The breakout board mounts that multi-talented LED onto a PCB, and breaks out the few pins required to control the LED.

Four unique pins are broken out:

• "5V" - The input voltage will can vary based on the IC version's specifications:
  • WS2812 -- This should be a regulated supply voltage between 5V and about 7V. More than that could harm the LED, less than 5V will either reduce brightness, or it just won't turn on.
  • WS2812B -- This should be a regulated supply voltage between 3.3V and about 5V.
• GND -- The common, ground, 0V reference supply voltage.
• DI -- Data from a microcontroller (or another WS2812/WS2812B pixel) comes into this pin.
• DO -- Data is shifted out of this pin, to be connected to the input of another pixel or left floating if it is the last link in the chain.

We recommend matching the input voltage with the logic level for the data lines (DI and DO).

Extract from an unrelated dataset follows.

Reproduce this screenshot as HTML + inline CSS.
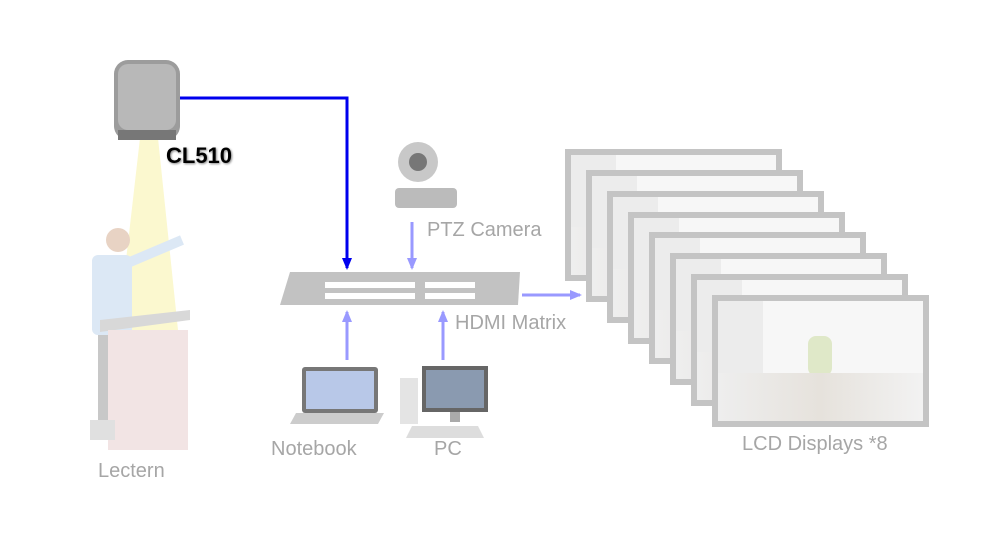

So if you are powering the WS2812B breakout board with 5V, you will be connecting DI and DO with a logic level of 5V.

Note: This stuff is ugly, and not critical to understand if you just want to use the breakout board. (That's what libraries are for, right?!) It's interesting to talk about, because the interface is so unique.

The communication interface between a microcontroller and the WS2812 is weird. It's one wire, but it's not like a standard, UART serial interface. This interface is very time-specific. Both a logic 0 and a logic 1 require a square pulse, and it's the length of the pulse that defines which it is.

Timing diagram for a single bit of value 0 or 1.

The data is sent in a sequence containing 24 of those bits -- 8 bits for each color -- followed by a low "reset" pulse of at least 50µs.

A sequence of 24 timed-bits sets the color for each channel. 8-bits per channel. Green first, then red, then blue.

The larger the value of a specific color is, the brighter it will be. If every color is set to 0, the LED will be off. If every color is set to max -- 255 -- the LED will be as bright and white as can be.

This is all to say that the interface is very time-specific. To run the LEDs you'll need a real-time processor, like an Arduino; microprocessors like those on the Raspberry Pi or pcDuino can't give you a reliably-timed pulse. Even if one bit is less than a microsecond off, that could mean the difference between purple and maroon.

Want to embed the WS2812 LEDs into your clothing? We have a thing for that! The LilyPad Pixel Board is the e-textile version of the WS2812 Breakout. The functionality and pinouts are exactly the same, though the pins are in slightly different location to make threaded traces easier.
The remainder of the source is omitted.